In February this year, Israel’s Supreme Court handed down a landmark decision barring banks from blocking cryptocurrency-related activities. This was after Israel-based cryptocurrency exchange Bits of Gold won its case against Leumi Bank. The Supreme Court ruled that Leumi Bank’s termination of Bits of Gold’s account had no solid basis and and issued a temporary order forbidding Leumi from restricting the exchange’s banking activities.

This was a historic (although possibly temporary) win for cryptocurrencies in the country and set a precedent that banks cannot just close down or refuse transfers from cryptocurrency-related activities.

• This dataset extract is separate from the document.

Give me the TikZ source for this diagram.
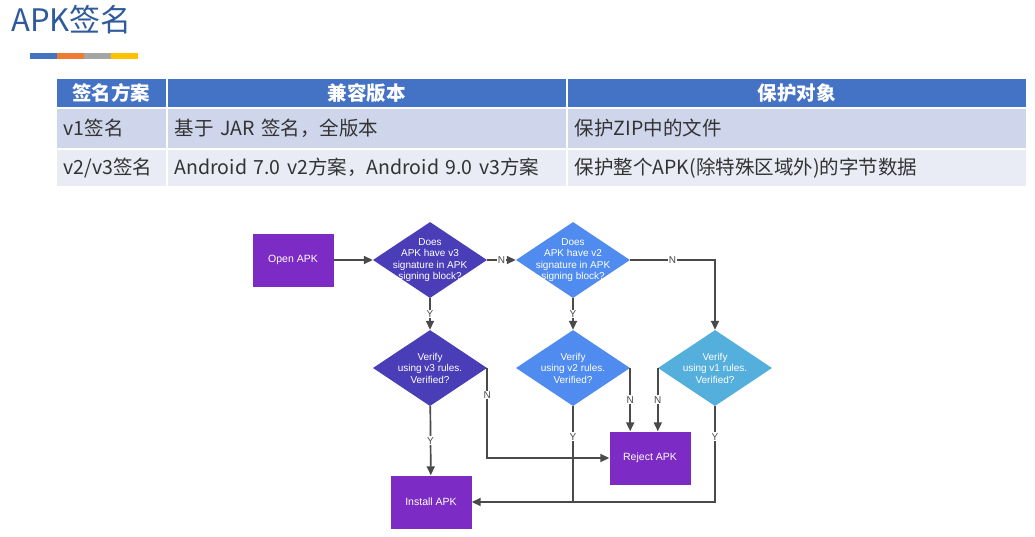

But banks are not giving up without a fight. Another bank—Israel’s largest bank, nonetheless, blocked a client’s incoming transfer of $195,000 which came from a European cryptocurrency trading platform. The offending institution, Bank Hapoalim, cites money laundering and terrorism financing concerns as an excuse.  But Judge Limor Bibi, who presided over the case, was having none of it—particularly because the client had already provided documents attesting to the source of funds and the transaction has also been filed with the Israel Tax Authority.

With the funds cleared for taxation and AML compliance, the bank was forced to let the transaction through. A gag order request by Hapoalim was also denied.

The complainant’s law firm, Doron, Tikotzky, Kantor, Gutman & Amit Gross, says that this retaliation of banks against cryptocurrencies has been mounting lately, causing friction between financial institutions and their clients.

“Recently, we have witnessed an extreme escalation in the banks’ fight against Bitcoin and the other virtual currencies. In what appears to be a planned policy of targeted assassination, the banks are preventing their customers from returning foreign money originating in virtual currencies to their Israeli accounts, even though the clients wish to declare the movement of the funds and pay their taxes according to the law,” the firm commented.

“This is an important precedent that obliges the banking system as a whole to reconsider its policy regarding funds originating in virtual currency transactions, while conducting a real and relevant examination of each ad hoc transaction, rather than automatically denying each transaction without examining it on its merits.”